Нас поразила его память. Так как мы сидели у письменного стола, то заметили, что на краю его лежала открытая книга, поля которой были исписаны мелким, убористым почерком. Несмотря на то что каждый час, каждая минута рабочего дня Владимира Ильича были расписаны по графику, причем учитывались заседания, совещания, приемы людей и т. д., он использовал каждую свободную минуту для того, чтобы поработать над интересующей его статьей или книгой.
Окончив разговор по телефону, Владимир Ильич вернулся к нашему вопросу.
— Ну, как решили? — спросил он и, не дожидаясь ответа, предложил нам, оренбуржцам, возместить нанесенный башкирцам ущерб.
— Деньги мы вам отпустим, кроме того, отвезите сами им 200 седел и другое снаряжение, — сказал Владимир Ильич и добавил: — Помните, что имеете дело с бывшей угнетенной народностью! Из Москвы мы также пошлем туда своего представителя.
Через несколько дней мы узнали, что Советское правительство позаботилось о вновь созданной автономной республике: принято постановление о создании правительственной комиссии "Башкирпомощь". В октябре 1919 года Совнарком РСФСР вынес постановление "Об оказании помощи башкирам, пострадавшим от белогвардейцев". В республику была направлена "Башкирпомощь" во главе с членом ЦК РКП (б) товарищем Артемом (Ф. А. Сергеевым). Было отпущено 225 миллионов рублей, большое количество продовольствия, мануфактуры, медикаментов, строительных материалов и др. Комиссия не только оказывала помощь нуждающемуся населению, но и провела большую организаторскую работу по укреплению местных партийных и советских органов, поддержала их в борьбе с буржуазными националистами, стремившимися приспособить Советы к интересам башкирского кулачества.

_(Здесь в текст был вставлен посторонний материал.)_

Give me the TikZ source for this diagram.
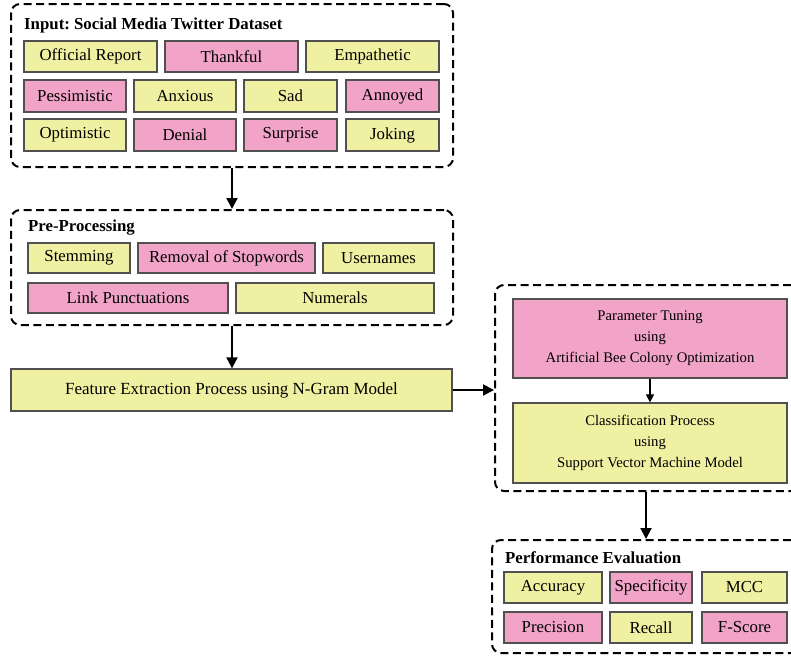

Прием у Ленина остался на всю жизнь в моей памяти. В характере Владимира Ильича была одна черта, которая проявилась в беседе с нами: у него слово не расходилось с делом. Этому учил он и нас, рядовых работников партии. Он дал нам понять, что эпизод с башкирской конной группой — дело политической важности, и указал, как надо его правильно решить.